* YOUR TASK
Leave out the pictures and print only the lines from the one with "Write the seaborn" through the one with "import seaborn as sns", exactly as they are.

Records with drawing code:
=-=-=-=-=

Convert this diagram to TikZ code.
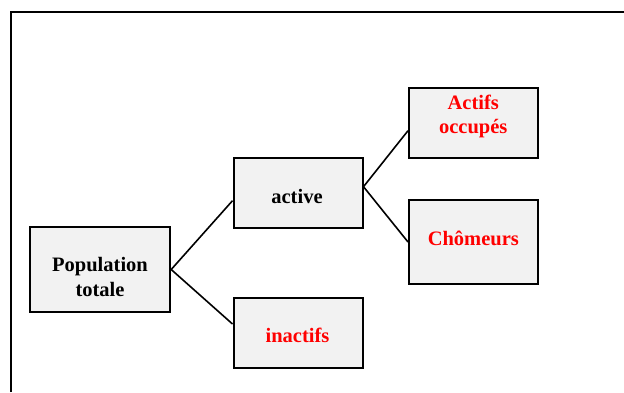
\documentclass[tikz,border=0pt]{standalone}
\usepackage{fontspec}
\setmainfont{Liberation Serif}
\definecolor{boxfill}{RGB}{242,242,242}
\definecolor{labelred}{RGB}{255,0,0}
\begin{document}
\begin{tikzpicture}[x=1pt,y=-1pt,
  box/.style={draw=black, line width=2pt, fill=boxfill, rectangle, inner sep=0pt},
  lbl/.style={font=\fontsize{20.5}{24.5}\selectfont\bfseries, align=center, inner sep=0pt, anchor=base},
  link/.style={line width=1.6pt}]
\useasboundingbox (0,0) rectangle (624,392);
% outer frame (only left and top edges fall inside the page)
\draw[line width=2pt] (10.5,392) -- (10.5,12) -- (624,12);

% boxes
\node[box, minimum width=140pt, minimum height=85pt] (pop) at (100.2,269.5) {};
\node[box, minimum width=129pt, minimum height=70pt] (act) at (298,193) {};
\node[box, minimum width=129pt, minimum height=70pt] (ina) at (298,332.5) {};
\node[box, minimum width=129pt, minimum height=70pt] (occ) at (473.5,123) {};
\node[box, minimum width=129pt, minimum height=84pt] (cho) at (473.5,242) {};

% labels (base anchor = baseline of the last line)
\node[lbl] (popT) at (100,296) {Population\\totale};
\node[lbl] (actT) at (297,203) {active};
\node[lbl, text=labelred] (inaT) at (297.5,342.7) {inactifs};
\node[lbl, text=labelred] (occT) at (473.3,133.5) {Actifs\\occupés};
\node[lbl, text=labelred] (choT) at (473.3,245.7) {Chômeurs};

% connectors
\draw[link] (pop.east) -- ([yshift=-7.7pt]act.west);
\draw[link] (pop.east) -- ([yshift=8.5pt]ina.west);
\draw[link] ([yshift=6.3pt]act.east) -- ([yshift=-7.7pt]occ.west);
\draw[link] ([yshift=6.3pt]act.east) -- (cho.west);
\end{tikzpicture}
\end{document}
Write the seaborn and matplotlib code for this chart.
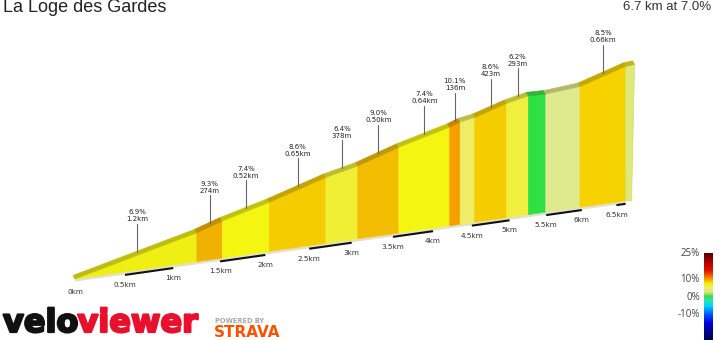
import numpy as np
import pandas as pd
import matplotlib
matplotlib.use("Agg")
import matplotlib.pyplot as plt
import matplotlib.patheffects as pe
from matplotlib.colors import LinearSegmentedColormap, to_rgb
import seaborn as sns

# ---------------- data ----------------
title = "La Loge des Gardes"
summary = "6.7 km at 7.0%"
seg_length_km = [1.25, 0.274, 0.52, 0.65, 0.378, 0.50, 0.64, 0.136, 0.19, 0.423, 0.293, 0.24, 0.48, 0.66]
seg_gradient = [6.9, 9.3, 7.4, 8.6, 6.4, 9.0, 7.4, 10.1, 5.0, 8.6, 6.2, 0.3, 3.0, 8.5]
seg_length_label = ["1.2km", "274m", "0.52km", "0.65km", "378m", "0.50km", "0.64km",
                    "136m", "", "423m", "293m", "", "", "0.66km"]
km_ticks = [0, 0.5, 1, 1.5, 2, 2.5, 3, 3.5, 4, 4.5, 5, 5.5, 6, 6.5]
km_tick_labels = ["0km", "0.5km", "1km", "1.5km", "2km", "2.5km", "3km", "3.5km",
                  "4km", "4.5km", "5km", "5.5km", "6km", "6.5km"]
cbar_ticks = [25, 10, 0, -10]
cbar_tick_labels = ["25%", "10%", "0%", "-10%"]

# ---------------- style / camera ----------------
cmap_nodes = [(-25, "#00004a"), (-15, "#0000d8"), (-10, "#0058ff"), (-5, "#00d8ff"),
              (-1.5, "#30e6a0"), (0.3, "#2fe043"), (1.8, "#b0dc6a"), (3.0, "#dfe98e"),
              (5.0, "#eeee66"), (6.3, "#f0ee3a"), (6.9, "#eeee14"), (7.4, "#f6f612"),
              (8.5, "#f6d300"), (9.0, "#f3c300"), (9.3, "#f1b100"), (10.1, "#f5a000"),
              (15, "#e41200"), (20, "#b00000"), (25, "#560000")]
vmin, vmax = -25, 25
cmap = LinearSegmentedColormap.from_list(
    "vv", [((v - vmin) / (vmax - vmin), c) for v, c in cmap_nodes])

X0, Y0 = 75.0, 279.0
SX, PERSP, BASE_SLOPE, HZ = 101.6, 0.0338, 0.142, 0.349
BAND = np.array([-2.0, -3.6])


def proj(d, e):
    d = np.asarray(d, float)
    e = np.asarray(e, float)
    f = 1 + PERSP * d
    x = X0 + SX * d / f
    yb = Y0 - BASE_SLOPE * (x - X0)
    return x, yb - HZ * e / f


sns.set_theme(style="white")
plt.rcParams["font.family"] = ["DejaVu Sans"]

fig = plt.figure(figsize=(7.2, 3.4), dpi=100)
ax = fig.add_axes([0, 0, 1, 1])
ax.set_xlim(0, 720)
ax.set_ylim(340, 0)
ax.axis("off")

lengths = np.array(seg_length_km)
grads = np.array(seg_gradient)
dist = np.concatenate([[0], np.cumsum(lengths)])
elev = np.concatenate([[0], np.cumsum(lengths * grads * 10.0)])
total = dist[-1]

# ground strip under the profile
dd = np.linspace(0, total, 50)
gx, gy = proj(dd, np.zeros_like(dd))
ax.fill(np.concatenate([gx, gx[::-1]]), np.concatenate([gy, gy[::-1] + 2.6]),
        color="#e4e0cc", lw=0, zorder=1)

# front faces and top bands
for i in range(len(lengths)):
    col = cmap((grads[i] - vmin) / (vmax - vmin))
    xs, ys = proj([dist[i], dist[i + 1]], [elev[i], elev[i + 1]])
    xb, yb = proj([dist[i], dist[i + 1]], [0, 0])
    ax.fill([xb[0], xb[1], xs[1], xs[0]], [yb[0], yb[1], ys[1], ys[0]],
            facecolor=col, edgecolor=col, lw=0.4, zorder=2)
    dark = np.array(to_rgb(col)) * 0.8
    ax.fill([xs[0], xs[1], xs[1] + BAND[0], xs[0] + BAND[0]],
            [ys[0], ys[1], ys[1] + BAND[1], ys[0] + BAND[1]],
            facecolor=dark, edgecolor=dark, lw=0.4, zorder=3)

# end cap
ex, ey = proj([total, total], [0, elev[-1]])
cap_top = np.array([ex[1] + 9, ey[1] - 2])
cap_bot = np.array([ex[0] + 6, ey[0]])
ax.fill([ex[0], ex[1], cap_top[0], cap_bot[0]], [ey[0], ey[1], cap_top[1], cap_bot[1]],
        facecolor="#dfe977", edgecolor="#d2dc6a", lw=0.5, zorder=2)
ax.fill([ex[1], ex[1] + BAND[0], cap_top[0] + BAND[0], cap_top[0]],
        [ey[1], ey[1] + BAND[1], cap_top[1] + BAND[1], cap_top[1]],
        facecolor="#c4b418", edgecolor="#c4b418", lw=0.4, zorder=3)

# outline of the road
ox, oy = proj(dist, elev)
sns.lineplot(x=ox + BAND[0] * 0.5, y=oy + BAND[1] * 0.5, ax=ax, sort=False,
             estimator=None, color="#b8b010", lw=0.4, alpha=0.5, zorder=4)

# segment labels with leader lines
LEAD = 28
for i in range(len(lengths)):
    if not seg_length_label[i]:
        continue
    dm = 0.5 * (dist[i] + dist[i + 1])
    em = 0.5 * (elev[i] + elev[i + 1])
    lx, ly = proj(dm, em)
    ytop = ly + BAND[1]
    ax.plot([lx, lx], [ytop, ytop - LEAD], color="#666666", lw=0.8, zorder=5)
    ax.text(lx, ytop - LEAD - 11.5, f"{grads[i]:.1f}%", ha="center", va="center",
            fontsize=5, color="#222222", zorder=6)
    ax.text(lx, ytop - LEAD - 4.5, seg_length_label[i], ha="center", va="center",
            fontsize=5, color="#222222", zorder=6)

# km scale
for k, lab in zip(km_ticks, km_tick_labels):
    if (k * 2) % 2 == 1:
        d2 = min(k + 0.5, total)
        sx_, sy_ = proj([k, d2], [0, 0])
        ax.plot(sx_, sy_ + 3, color="#111111", lw=1.5, solid_capstyle="butt", zorder=5)
    tx, ty = proj(k, 0)
    ax.text(tx, ty + 13, lab, ha="center", va="center", fontsize=5.2,
            color="#333333", zorder=6)

# colour bar
grad_img = np.linspace(vmax, vmin, 200)[:, None]
cb_top, cb_per = 297.3 - 1.733 * vmax, 1.733
ax.imshow(grad_img, cmap=cmap, vmin=vmin, vmax=vmax, aspect="auto",
          extent=[704, 713, 297.3 - cb_per * vmin, cb_top], zorder=5,
          interpolation="bilinear")
for v, lab in zip(cbar_ticks, cbar_tick_labels):
    ax.text(700, 297.3 - cb_per * v, lab, ha="right", va="center", fontsize=7,
            family=["Open Sans", "DejaVu Sans"], color="#444444")
ax.set_xlim(0, 720)
ax.set_ylim(340, 0)

# titles
ax.text(3, 12.5, title, ha="left", va="baseline", fontsize=13,
        family=["Liberation Sans", "DejaVu Sans"], color="#222222")
ax.text(711, 10, summary, ha="right", va="baseline", fontsize=9.5,
        family=["Liberation Sans", "DejaVu Sans"], color="#333333")

# logo
t1 = ax.text(3, 332, "velo", ha="left", va="baseline", fontsize=23, fontweight="bold",
             color="#111111",
             path_effects=[pe.withStroke(linewidth=1.6, foreground="#111111")])
fig.canvas.draw()
bb = t1.get_window_extent(fig.canvas.get_renderer())
x_after = ax.transData.inverted().transform((bb.x1, bb.y0))[0]
ax.text(x_after - 1, 332, "viewer", ha="left", va="baseline", fontsize=23,
        fontweight="bold", color="#e8112d",
        path_effects=[pe.withStroke(linewidth=1.6, foreground="#e8112d")])
ax.text(215, 321, "POWERED BY", ha="left", va="center", fontsize=4.8, fontweight="bold",
        color="#a8a8a8")
ax.text(214, 337, "STRAVA", ha="left", va="baseline", fontsize=11, fontweight="bold",
        color="#fc5200")

fig.savefig("out.png", dpi=100)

=-=-=-=-=

* SOLUTION FOR THIS PROBLEM
Write the seaborn and matplotlib code for this chart.
import numpy as np
import pandas as pd
import matplotlib
matplotlib.use("Agg")
import matplotlib.pyplot as plt
import matplotlib.patheffects as pe
from matplotlib.colors import LinearSegmentedColormap, to_rgb
import seaborn as sns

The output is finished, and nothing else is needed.